/---

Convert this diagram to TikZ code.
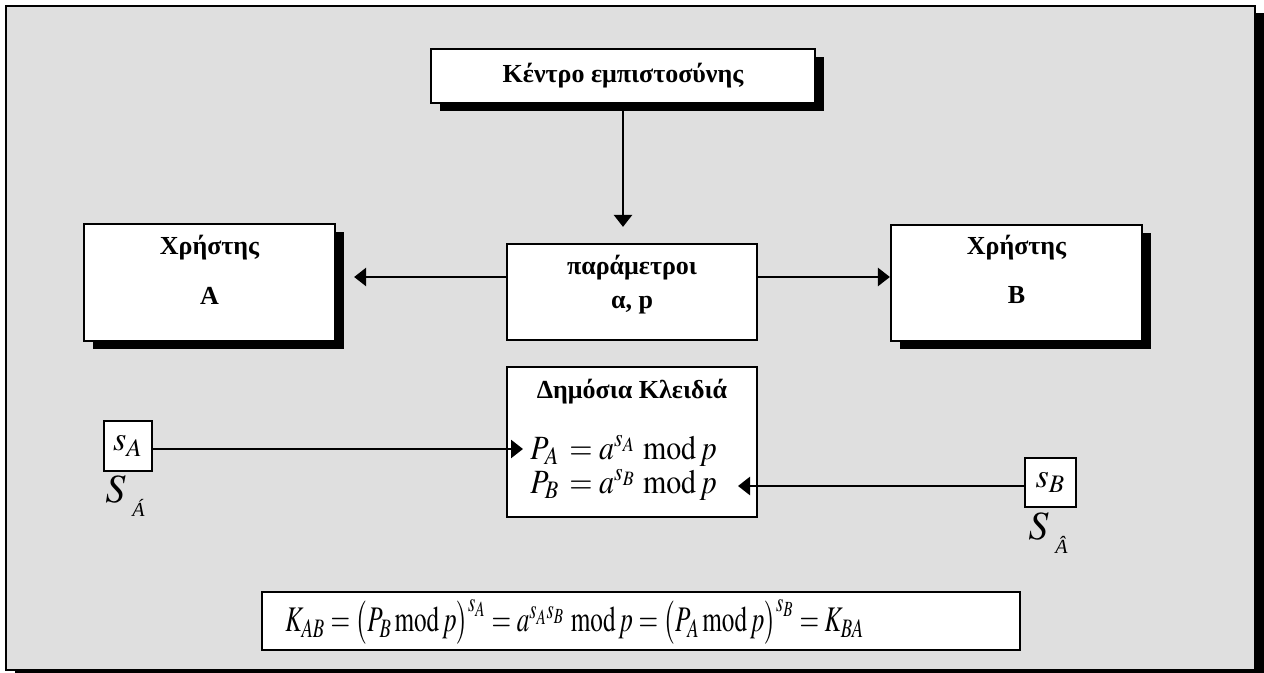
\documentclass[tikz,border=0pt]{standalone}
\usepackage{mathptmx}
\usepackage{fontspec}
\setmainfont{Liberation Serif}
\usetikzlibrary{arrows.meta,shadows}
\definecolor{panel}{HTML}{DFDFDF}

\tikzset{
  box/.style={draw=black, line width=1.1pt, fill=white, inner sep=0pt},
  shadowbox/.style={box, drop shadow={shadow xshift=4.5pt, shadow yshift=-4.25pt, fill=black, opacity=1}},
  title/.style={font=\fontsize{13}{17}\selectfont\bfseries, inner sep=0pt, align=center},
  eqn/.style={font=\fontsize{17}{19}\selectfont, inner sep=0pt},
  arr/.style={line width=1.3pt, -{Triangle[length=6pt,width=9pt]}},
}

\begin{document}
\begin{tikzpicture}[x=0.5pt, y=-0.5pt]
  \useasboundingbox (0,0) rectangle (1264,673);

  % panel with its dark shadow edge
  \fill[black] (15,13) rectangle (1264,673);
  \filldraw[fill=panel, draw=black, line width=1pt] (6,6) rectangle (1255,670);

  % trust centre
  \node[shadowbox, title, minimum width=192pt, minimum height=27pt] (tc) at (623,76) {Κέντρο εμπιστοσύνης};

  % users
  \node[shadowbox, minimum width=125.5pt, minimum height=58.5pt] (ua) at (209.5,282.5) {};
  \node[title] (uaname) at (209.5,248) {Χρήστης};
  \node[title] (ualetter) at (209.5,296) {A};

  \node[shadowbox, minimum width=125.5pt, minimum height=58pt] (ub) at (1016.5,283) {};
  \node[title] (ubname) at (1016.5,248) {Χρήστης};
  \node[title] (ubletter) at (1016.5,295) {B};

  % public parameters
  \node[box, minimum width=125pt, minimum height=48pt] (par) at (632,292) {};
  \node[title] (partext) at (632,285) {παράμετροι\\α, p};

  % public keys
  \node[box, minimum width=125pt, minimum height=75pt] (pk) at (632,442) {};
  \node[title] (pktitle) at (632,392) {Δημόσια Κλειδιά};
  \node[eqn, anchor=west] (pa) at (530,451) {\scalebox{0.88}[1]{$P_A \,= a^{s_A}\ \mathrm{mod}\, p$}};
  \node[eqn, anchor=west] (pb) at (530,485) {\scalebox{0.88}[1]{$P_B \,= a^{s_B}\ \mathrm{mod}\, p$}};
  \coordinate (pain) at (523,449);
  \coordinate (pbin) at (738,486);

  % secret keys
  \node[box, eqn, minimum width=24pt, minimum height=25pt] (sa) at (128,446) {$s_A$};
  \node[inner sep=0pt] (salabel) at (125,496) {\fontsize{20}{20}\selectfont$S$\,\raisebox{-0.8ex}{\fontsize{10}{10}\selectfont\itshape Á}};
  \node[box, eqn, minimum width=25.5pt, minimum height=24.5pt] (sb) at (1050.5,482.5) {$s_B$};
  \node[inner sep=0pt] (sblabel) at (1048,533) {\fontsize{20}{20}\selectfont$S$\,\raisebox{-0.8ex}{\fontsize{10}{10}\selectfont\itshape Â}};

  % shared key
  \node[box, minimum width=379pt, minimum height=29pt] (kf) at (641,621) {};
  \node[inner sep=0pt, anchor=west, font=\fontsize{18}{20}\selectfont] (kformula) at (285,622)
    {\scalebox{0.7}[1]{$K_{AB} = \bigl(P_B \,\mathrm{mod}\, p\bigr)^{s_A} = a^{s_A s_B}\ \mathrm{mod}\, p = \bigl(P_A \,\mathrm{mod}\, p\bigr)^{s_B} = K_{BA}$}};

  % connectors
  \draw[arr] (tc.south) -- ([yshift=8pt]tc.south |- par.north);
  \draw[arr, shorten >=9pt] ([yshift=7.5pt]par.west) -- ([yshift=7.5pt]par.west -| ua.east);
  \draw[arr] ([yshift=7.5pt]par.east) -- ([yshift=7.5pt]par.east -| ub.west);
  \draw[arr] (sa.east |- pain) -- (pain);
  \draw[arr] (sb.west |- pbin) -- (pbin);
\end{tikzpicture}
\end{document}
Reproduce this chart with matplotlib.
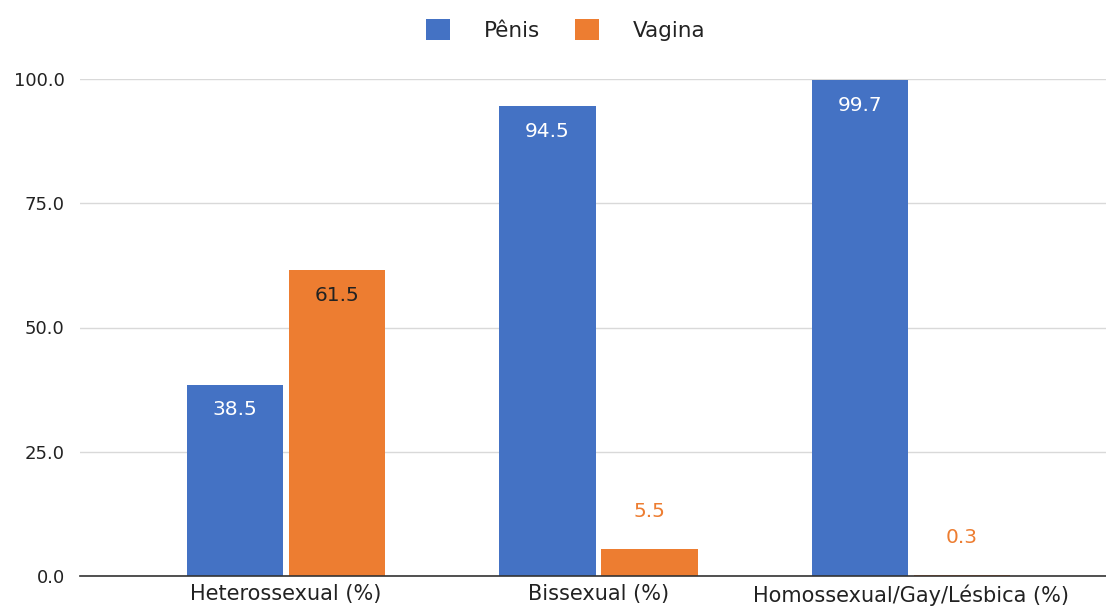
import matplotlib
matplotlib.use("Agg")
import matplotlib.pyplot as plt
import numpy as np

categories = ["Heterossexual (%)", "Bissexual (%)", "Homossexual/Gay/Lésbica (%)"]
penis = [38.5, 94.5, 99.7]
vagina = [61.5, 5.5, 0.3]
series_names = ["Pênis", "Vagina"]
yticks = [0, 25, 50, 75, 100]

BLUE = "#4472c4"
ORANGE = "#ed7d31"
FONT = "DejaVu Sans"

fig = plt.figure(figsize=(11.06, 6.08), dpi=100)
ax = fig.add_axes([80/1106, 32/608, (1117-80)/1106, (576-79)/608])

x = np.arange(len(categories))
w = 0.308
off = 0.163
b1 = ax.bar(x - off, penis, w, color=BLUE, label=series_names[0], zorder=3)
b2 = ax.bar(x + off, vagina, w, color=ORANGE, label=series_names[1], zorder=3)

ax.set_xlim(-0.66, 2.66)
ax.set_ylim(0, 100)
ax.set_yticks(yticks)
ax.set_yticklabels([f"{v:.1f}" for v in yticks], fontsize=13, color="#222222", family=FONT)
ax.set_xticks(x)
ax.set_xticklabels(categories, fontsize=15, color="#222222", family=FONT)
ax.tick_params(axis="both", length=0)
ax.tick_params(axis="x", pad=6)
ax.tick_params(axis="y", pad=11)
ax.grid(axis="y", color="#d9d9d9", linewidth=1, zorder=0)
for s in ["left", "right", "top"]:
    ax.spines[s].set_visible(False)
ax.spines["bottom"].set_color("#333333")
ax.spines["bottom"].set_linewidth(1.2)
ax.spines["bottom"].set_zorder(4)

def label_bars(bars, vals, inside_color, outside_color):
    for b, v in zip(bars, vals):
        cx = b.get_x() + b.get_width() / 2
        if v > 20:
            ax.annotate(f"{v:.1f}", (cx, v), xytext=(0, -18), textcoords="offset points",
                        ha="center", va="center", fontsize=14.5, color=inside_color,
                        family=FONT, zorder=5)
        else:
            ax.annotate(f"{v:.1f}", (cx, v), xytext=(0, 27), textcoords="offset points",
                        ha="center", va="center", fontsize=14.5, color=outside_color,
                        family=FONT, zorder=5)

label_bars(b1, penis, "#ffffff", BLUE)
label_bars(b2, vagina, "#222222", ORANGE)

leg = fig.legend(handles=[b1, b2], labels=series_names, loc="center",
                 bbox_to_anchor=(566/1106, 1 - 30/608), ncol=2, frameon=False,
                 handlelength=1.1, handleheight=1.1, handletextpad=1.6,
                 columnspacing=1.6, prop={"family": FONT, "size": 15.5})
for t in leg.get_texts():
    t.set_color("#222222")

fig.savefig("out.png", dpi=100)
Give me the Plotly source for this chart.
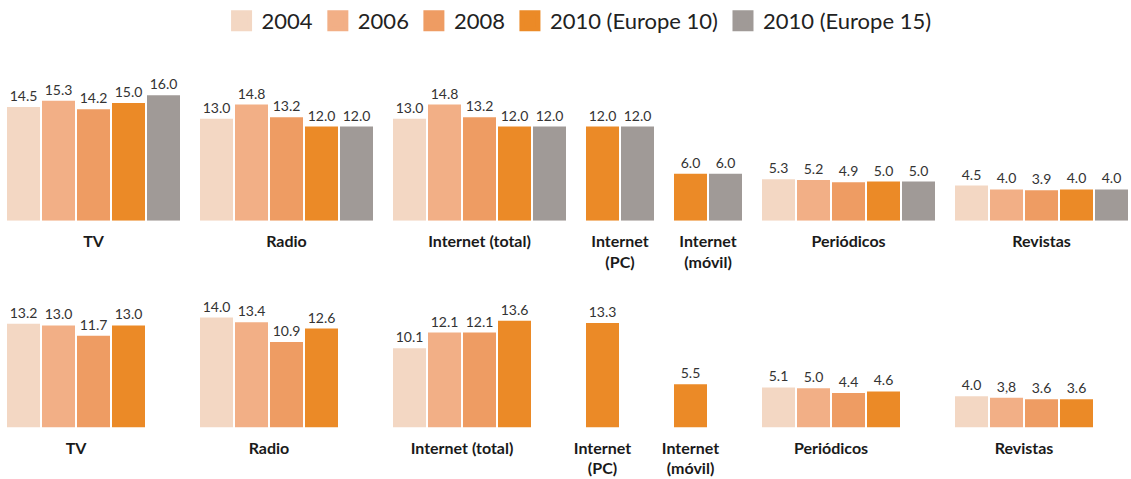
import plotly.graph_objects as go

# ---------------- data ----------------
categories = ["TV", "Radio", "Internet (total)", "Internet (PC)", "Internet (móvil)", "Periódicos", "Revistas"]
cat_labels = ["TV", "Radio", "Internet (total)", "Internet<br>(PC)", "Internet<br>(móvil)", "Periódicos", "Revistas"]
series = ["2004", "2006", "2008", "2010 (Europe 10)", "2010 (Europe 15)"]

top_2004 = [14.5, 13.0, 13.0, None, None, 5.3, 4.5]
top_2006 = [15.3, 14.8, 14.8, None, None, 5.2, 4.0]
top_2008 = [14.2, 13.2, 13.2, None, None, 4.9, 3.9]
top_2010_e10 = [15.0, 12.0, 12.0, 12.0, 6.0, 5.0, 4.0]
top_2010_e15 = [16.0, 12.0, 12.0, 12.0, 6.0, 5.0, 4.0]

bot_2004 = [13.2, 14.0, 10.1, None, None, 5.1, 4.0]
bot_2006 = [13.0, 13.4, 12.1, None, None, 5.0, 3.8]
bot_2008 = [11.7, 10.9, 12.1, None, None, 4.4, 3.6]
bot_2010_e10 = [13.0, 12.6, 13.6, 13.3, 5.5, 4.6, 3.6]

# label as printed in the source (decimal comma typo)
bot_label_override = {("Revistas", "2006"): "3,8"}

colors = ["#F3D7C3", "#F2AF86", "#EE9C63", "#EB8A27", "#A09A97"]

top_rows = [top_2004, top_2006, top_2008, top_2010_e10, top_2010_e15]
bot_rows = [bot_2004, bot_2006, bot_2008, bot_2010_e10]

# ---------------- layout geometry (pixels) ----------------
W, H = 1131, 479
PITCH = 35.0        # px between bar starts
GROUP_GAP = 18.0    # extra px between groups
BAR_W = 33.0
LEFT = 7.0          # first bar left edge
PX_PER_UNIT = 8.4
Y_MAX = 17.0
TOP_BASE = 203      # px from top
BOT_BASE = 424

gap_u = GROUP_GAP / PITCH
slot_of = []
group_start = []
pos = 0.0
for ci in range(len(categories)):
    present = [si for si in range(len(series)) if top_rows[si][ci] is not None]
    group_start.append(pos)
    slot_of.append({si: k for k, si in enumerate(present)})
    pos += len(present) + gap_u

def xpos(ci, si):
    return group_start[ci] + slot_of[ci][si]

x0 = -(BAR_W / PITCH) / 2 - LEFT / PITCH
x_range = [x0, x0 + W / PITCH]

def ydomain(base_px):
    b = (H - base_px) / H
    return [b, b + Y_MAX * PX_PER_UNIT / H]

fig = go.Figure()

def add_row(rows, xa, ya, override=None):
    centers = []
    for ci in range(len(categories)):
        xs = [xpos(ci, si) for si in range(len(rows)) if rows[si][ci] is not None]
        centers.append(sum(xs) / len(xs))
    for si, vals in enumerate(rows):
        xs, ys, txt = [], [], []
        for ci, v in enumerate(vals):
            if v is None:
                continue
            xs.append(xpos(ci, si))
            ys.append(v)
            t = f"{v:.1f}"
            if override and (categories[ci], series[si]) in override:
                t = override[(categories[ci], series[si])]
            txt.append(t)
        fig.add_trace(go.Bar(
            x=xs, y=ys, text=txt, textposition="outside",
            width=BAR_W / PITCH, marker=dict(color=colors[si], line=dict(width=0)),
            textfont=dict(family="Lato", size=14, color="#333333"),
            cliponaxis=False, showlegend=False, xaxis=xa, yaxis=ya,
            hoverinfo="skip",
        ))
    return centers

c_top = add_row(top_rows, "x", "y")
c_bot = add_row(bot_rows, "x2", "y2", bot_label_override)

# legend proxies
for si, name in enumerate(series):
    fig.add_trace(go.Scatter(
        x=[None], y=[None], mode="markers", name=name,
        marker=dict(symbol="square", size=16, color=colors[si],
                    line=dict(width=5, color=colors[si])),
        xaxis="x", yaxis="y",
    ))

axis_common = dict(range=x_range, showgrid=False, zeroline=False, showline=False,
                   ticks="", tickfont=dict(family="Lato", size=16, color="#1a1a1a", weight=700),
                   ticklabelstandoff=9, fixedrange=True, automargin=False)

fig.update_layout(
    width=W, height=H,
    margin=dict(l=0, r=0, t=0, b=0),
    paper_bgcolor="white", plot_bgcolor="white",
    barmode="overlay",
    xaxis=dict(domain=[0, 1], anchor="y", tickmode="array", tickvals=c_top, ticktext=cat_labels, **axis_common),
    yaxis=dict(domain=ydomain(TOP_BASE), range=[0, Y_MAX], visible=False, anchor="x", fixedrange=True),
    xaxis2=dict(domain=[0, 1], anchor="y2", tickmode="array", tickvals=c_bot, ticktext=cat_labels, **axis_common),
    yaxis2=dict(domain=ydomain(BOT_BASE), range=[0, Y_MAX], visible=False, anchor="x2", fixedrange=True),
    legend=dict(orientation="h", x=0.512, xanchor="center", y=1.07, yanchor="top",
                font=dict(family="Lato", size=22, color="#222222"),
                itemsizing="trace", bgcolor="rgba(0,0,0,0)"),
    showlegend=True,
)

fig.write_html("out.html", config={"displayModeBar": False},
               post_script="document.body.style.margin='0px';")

\---

TO BE DONE -
Skip all pictures and retype only the stretch from the line that holds "Give me the Plotly source for this chart." through the line that holds "import plotly.graph_objects as go", exactly as written.

THE OUTPUT -
Give me the Plotly source for this chart.
import plotly.graph_objects as go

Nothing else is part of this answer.